= Recorded data =
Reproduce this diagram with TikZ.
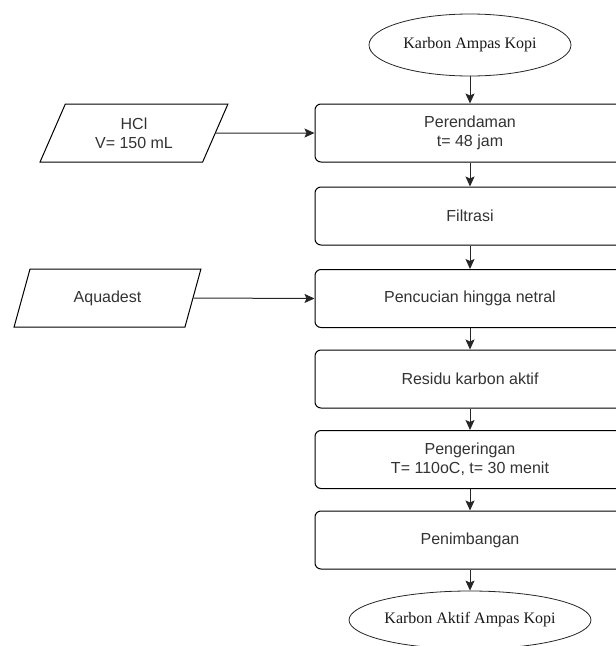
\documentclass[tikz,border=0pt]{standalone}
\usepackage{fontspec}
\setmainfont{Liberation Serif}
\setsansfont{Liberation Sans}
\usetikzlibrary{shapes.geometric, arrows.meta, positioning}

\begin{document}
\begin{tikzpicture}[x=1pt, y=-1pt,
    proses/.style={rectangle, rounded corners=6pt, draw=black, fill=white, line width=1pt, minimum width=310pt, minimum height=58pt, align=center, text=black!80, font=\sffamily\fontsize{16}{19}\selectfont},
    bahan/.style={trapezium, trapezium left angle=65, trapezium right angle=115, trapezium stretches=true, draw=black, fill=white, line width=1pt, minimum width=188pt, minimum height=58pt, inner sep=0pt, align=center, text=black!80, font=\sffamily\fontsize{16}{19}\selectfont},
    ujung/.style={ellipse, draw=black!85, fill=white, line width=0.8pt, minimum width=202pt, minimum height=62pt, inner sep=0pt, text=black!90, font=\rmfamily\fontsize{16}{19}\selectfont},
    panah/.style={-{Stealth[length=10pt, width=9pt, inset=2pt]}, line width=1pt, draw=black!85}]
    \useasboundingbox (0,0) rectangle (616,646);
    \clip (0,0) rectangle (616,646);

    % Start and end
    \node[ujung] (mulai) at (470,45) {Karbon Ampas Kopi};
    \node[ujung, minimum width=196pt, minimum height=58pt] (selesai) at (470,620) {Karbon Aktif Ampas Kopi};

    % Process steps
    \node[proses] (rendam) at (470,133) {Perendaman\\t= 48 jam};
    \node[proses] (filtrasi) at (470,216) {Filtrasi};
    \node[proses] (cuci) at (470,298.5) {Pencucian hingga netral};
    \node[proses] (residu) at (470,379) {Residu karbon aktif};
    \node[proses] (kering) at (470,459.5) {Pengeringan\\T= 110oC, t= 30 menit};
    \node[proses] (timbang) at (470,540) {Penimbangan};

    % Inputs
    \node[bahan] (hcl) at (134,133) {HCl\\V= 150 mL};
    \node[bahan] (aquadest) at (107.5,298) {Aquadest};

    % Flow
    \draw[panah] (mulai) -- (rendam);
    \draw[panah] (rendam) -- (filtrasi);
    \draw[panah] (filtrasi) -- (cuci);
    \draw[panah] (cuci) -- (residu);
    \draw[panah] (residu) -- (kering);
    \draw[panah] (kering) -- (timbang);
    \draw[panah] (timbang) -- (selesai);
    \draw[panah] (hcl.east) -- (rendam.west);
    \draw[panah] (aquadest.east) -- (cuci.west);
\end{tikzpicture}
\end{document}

= Work to complete =
Please reproduce the listing exactly from its opening line through the line that contains "(aquadest) at (107.5,298)", both included, with all pictures omitted.

= Finished exercise =
Reproduce this diagram with TikZ.
\documentclass[tikz,border=0pt]{standalone}
\usepackage{fontspec}
\setmainfont{Liberation Serif}
\setsansfont{Liberation Sans}
\usetikzlibrary{shapes.geometric, arrows.meta, positioning}

\begin{document}
\begin{tikzpicture}[x=1pt, y=-1pt,
    proses/.style={rectangle, rounded corners=6pt, draw=black, fill=white, line width=1pt, minimum width=310pt, minimum height=58pt, align=center, text=black!80, font=\sffamily\fontsize{16}{19}\selectfont},
    bahan/.style={trapezium, trapezium left angle=65, trapezium right angle=115, trapezium stretches=true, draw=black, fill=white, line width=1pt, minimum width=188pt, minimum height=58pt, inner sep=0pt, align=center, text=black!80, font=\sffamily\fontsize{16}{19}\selectfont},
    ujung/.style={ellipse, draw=black!85, fill=white, line width=0.8pt, minimum width=202pt, minimum height=62pt, inner sep=0pt, text=black!90, font=\rmfamily\fontsize{16}{19}\selectfont},
    panah/.style={-{Stealth[length=10pt, width=9pt, inset=2pt]}, line width=1pt, draw=black!85}]
    \useasboundingbox (0,0) rectangle (616,646);
    \clip (0,0) rectangle (616,646);

    % Start and end
    \node[ujung] (mulai) at (470,45) {Karbon Ampas Kopi};
    \node[ujung, minimum width=196pt, minimum height=58pt] (selesai) at (470,620) {Karbon Aktif Ampas Kopi};

    % Process steps
    \node[proses] (rendam) at (470,133) {Perendaman\\t= 48 jam};
    \node[proses] (filtrasi) at (470,216) {Filtrasi};
    \node[proses] (cuci) at (470,298.5) {Pencucian hingga netral};
    \node[proses] (residu) at (470,379) {Residu karbon aktif};
    \node[proses] (kering) at (470,459.5) {Pengeringan\\T= 110oC, t= 30 menit};
    \node[proses] (timbang) at (470,540) {Penimbangan};

    % Inputs
    \node[bahan] (hcl) at (134,133) {HCl\\V= 150 mL};
    \node[bahan] (aquadest) at (107.5,298) {Aquadest};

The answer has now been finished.